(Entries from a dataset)
============================================================
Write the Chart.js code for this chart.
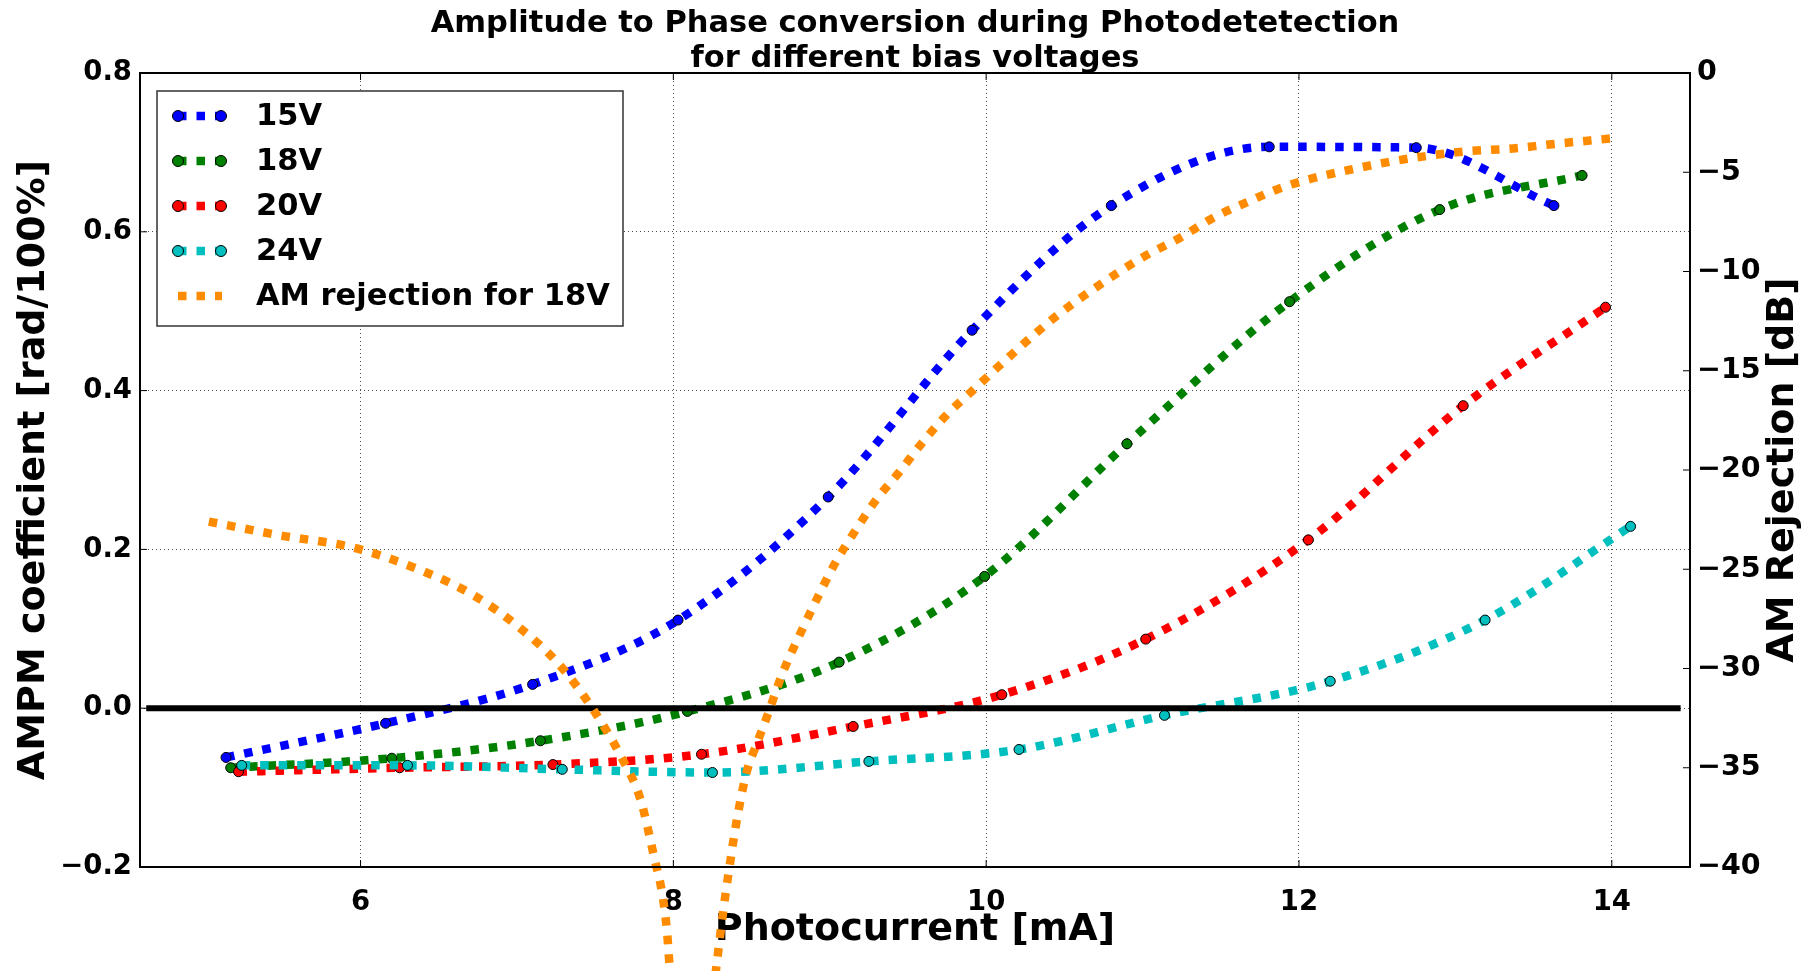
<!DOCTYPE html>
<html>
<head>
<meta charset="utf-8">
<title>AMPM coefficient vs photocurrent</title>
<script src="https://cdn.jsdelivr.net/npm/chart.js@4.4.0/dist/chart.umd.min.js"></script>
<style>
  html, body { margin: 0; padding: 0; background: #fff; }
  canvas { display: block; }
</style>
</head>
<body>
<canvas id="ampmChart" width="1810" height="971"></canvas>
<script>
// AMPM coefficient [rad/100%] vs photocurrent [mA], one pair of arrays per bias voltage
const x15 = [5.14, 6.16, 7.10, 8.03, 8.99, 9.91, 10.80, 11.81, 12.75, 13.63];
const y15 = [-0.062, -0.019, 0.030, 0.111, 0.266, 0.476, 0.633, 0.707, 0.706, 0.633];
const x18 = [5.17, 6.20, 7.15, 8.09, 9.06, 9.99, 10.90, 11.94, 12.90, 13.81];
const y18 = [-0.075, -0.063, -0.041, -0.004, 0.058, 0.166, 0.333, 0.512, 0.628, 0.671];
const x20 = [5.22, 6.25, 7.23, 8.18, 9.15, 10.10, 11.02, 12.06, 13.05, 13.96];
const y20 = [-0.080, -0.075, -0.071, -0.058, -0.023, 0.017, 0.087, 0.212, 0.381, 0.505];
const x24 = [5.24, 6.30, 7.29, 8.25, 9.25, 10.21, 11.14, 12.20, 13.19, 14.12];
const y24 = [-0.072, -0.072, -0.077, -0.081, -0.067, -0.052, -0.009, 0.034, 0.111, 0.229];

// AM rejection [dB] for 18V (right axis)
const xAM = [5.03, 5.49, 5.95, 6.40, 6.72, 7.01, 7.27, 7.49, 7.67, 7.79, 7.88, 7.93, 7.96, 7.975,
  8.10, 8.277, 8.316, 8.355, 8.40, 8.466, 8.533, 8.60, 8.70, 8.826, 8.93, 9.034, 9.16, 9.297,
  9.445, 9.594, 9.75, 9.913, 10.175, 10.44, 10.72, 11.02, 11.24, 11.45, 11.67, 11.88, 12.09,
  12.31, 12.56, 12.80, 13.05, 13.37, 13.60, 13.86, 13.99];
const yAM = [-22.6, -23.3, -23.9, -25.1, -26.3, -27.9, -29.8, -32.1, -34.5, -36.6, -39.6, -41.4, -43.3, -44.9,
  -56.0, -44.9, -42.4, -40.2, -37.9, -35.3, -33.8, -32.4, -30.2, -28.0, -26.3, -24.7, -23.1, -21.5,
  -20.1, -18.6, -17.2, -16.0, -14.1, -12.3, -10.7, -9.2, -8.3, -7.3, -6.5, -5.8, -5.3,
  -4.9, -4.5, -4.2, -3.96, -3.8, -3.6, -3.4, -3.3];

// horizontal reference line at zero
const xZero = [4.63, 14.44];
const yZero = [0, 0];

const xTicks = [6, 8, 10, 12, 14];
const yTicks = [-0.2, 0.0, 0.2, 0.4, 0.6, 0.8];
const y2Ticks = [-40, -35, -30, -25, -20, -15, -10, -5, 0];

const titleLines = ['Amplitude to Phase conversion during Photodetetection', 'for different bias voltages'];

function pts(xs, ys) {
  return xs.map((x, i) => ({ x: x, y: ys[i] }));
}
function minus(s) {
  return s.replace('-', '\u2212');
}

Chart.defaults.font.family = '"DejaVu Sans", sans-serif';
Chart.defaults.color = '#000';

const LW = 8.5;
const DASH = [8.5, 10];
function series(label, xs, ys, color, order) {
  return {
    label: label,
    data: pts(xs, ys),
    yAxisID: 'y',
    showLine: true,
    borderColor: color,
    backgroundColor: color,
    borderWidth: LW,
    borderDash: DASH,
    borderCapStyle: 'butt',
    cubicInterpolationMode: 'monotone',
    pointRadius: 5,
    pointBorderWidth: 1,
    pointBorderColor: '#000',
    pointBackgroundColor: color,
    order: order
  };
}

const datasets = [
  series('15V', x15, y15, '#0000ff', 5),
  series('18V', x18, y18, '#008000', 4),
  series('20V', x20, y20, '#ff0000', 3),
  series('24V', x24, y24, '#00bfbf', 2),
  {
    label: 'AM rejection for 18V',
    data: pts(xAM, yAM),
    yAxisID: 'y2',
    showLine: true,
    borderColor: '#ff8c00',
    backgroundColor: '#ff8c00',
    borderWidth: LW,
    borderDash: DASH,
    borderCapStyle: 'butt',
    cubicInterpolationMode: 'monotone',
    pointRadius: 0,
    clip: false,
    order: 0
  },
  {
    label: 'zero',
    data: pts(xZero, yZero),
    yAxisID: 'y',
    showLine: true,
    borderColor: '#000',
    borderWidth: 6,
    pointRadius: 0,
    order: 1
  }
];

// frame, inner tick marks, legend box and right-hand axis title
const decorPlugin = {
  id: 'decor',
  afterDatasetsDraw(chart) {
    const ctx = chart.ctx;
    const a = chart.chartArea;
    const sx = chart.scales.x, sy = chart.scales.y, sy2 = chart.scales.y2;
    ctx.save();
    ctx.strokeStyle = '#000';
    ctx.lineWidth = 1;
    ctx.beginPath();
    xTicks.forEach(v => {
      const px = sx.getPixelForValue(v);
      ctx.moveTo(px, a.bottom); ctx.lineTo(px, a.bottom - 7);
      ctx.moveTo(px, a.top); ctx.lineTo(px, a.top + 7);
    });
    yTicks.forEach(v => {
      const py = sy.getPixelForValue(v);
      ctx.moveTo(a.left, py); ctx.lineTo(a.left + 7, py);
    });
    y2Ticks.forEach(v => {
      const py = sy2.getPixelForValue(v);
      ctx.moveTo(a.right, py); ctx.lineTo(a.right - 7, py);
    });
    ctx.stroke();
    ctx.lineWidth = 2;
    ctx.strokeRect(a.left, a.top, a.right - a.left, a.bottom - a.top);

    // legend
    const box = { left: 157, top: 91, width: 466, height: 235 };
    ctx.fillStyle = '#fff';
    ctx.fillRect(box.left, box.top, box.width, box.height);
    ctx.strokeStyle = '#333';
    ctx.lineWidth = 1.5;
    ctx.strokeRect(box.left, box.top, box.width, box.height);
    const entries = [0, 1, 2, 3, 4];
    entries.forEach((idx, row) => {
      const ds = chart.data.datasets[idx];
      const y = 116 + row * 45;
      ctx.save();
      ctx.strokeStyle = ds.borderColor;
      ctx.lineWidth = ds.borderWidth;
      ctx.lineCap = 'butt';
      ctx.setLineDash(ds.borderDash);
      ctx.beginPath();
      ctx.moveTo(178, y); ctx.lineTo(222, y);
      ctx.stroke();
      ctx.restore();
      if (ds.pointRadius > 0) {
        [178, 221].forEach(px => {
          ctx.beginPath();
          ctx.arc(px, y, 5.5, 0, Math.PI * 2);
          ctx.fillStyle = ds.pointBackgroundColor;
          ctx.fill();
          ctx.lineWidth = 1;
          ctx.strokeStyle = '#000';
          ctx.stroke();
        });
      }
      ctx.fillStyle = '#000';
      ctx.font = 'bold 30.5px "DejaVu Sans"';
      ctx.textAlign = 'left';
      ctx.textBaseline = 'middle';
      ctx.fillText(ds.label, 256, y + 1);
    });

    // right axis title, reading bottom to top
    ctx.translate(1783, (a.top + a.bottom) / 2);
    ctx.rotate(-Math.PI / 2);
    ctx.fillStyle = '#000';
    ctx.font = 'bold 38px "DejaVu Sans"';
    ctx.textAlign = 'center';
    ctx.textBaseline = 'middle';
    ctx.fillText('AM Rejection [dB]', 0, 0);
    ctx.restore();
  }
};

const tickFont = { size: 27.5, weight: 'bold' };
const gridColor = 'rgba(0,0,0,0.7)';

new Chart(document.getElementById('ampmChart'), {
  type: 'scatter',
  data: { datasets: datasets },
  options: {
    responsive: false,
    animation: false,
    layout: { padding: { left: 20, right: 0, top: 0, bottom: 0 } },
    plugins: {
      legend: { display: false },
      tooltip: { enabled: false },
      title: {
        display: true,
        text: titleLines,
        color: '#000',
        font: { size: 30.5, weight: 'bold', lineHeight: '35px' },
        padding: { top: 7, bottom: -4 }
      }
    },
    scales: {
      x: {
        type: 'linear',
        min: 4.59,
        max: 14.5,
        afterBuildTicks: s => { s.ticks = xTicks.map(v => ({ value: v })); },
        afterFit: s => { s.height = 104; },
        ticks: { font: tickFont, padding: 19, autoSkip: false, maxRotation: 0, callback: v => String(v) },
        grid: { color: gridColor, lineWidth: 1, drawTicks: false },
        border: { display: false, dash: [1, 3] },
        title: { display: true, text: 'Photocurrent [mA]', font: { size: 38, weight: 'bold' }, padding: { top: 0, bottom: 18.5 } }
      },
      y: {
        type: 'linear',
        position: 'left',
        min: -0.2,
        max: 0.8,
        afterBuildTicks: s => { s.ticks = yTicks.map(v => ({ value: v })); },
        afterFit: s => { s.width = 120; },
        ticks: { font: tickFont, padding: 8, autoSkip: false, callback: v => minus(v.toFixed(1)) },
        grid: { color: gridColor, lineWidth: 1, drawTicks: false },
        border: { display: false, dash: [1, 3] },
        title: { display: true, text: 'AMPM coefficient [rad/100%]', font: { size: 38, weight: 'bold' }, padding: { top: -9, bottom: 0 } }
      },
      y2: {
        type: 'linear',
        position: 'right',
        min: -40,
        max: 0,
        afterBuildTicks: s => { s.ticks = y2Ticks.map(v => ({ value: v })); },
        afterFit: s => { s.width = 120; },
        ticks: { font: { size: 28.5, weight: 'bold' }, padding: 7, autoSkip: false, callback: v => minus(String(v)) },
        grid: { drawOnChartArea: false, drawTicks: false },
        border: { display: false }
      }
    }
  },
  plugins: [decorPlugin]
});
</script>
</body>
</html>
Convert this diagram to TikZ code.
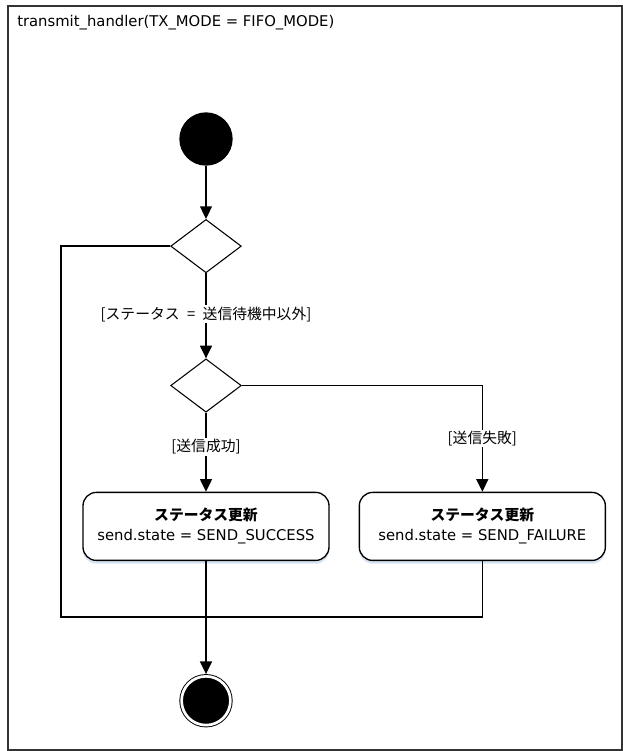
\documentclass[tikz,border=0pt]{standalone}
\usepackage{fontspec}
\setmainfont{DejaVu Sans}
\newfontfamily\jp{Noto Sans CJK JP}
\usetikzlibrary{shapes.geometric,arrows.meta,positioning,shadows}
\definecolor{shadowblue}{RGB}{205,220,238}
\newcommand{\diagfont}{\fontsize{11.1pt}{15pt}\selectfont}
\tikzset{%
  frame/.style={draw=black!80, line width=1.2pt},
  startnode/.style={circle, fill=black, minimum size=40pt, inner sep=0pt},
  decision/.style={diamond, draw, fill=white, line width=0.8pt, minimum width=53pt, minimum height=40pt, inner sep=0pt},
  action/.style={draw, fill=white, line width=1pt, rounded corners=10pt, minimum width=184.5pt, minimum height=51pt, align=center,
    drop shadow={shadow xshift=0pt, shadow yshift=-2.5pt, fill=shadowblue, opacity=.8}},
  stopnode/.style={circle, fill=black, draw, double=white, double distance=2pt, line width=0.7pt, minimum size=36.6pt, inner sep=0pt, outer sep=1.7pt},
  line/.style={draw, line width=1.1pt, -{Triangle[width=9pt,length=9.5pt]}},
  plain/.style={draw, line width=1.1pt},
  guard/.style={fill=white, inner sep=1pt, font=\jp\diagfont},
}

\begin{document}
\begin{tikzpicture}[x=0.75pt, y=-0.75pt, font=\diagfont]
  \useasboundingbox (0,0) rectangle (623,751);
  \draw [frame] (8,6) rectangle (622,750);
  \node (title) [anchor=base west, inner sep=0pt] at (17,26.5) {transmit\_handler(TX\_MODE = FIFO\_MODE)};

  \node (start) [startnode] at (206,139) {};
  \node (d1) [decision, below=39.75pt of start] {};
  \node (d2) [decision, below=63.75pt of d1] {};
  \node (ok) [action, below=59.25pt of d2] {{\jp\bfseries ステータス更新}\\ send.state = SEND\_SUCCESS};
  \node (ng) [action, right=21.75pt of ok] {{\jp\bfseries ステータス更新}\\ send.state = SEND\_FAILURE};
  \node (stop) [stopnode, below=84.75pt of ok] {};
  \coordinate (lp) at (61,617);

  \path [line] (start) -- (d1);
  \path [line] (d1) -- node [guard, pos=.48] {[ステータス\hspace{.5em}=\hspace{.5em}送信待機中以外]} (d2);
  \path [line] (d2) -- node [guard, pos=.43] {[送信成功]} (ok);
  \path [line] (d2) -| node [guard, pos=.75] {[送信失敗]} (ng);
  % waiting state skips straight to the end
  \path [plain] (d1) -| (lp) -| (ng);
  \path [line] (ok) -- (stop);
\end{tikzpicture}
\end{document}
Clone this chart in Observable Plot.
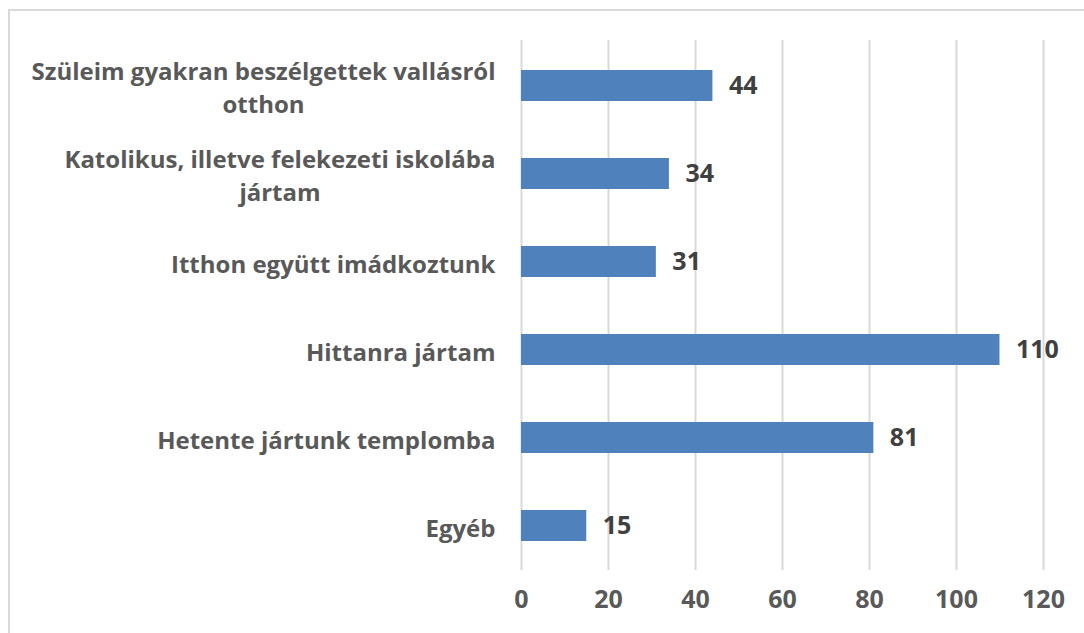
============================================================
Your task is to reproduce the entries above word for word, from the first line through the line with "0.034, 0.111, 0.229];", and please leave out any pictures.

### Full answer
Write the Chart.js code for this chart.
<!DOCTYPE html>
<html>
<head>
<meta charset="utf-8">
<title>AMPM coefficient vs photocurrent</title>
<script src="https://cdn.jsdelivr.net/npm/chart.js@4.4.0/dist/chart.umd.min.js"></script>
<style>
  html, body { margin: 0; padding: 0; background: #fff; }
  canvas { display: block; }
</style>
</head>
<body>
<canvas id="ampmChart" width="1810" height="971"></canvas>
<script>
// AMPM coefficient [rad/100%] vs photocurrent [mA], one pair of arrays per bias voltage
const x15 = [5.14, 6.16, 7.10, 8.03, 8.99, 9.91, 10.80, 11.81, 12.75, 13.63];
const y15 = [-0.062, -0.019, 0.030, 0.111, 0.266, 0.476, 0.633, 0.707, 0.706, 0.633];
const x18 = [5.17, 6.20, 7.15, 8.09, 9.06, 9.99, 10.90, 11.94, 12.90, 13.81];
const y18 = [-0.075, -0.063, -0.041, -0.004, 0.058, 0.166, 0.333, 0.512, 0.628, 0.671];
const x20 = [5.22, 6.25, 7.23, 8.18, 9.15, 10.10, 11.02, 12.06, 13.05, 13.96];
const y20 = [-0.080, -0.075, -0.071, -0.058, -0.023, 0.017, 0.087, 0.212, 0.381, 0.505];
const x24 = [5.24, 6.30, 7.29, 8.25, 9.25, 10.21, 11.14, 12.20, 13.19, 14.12];
const y24 = [-0.072, -0.072, -0.077, -0.081, -0.067, -0.052, -0.009, 0.034, 0.111, 0.229];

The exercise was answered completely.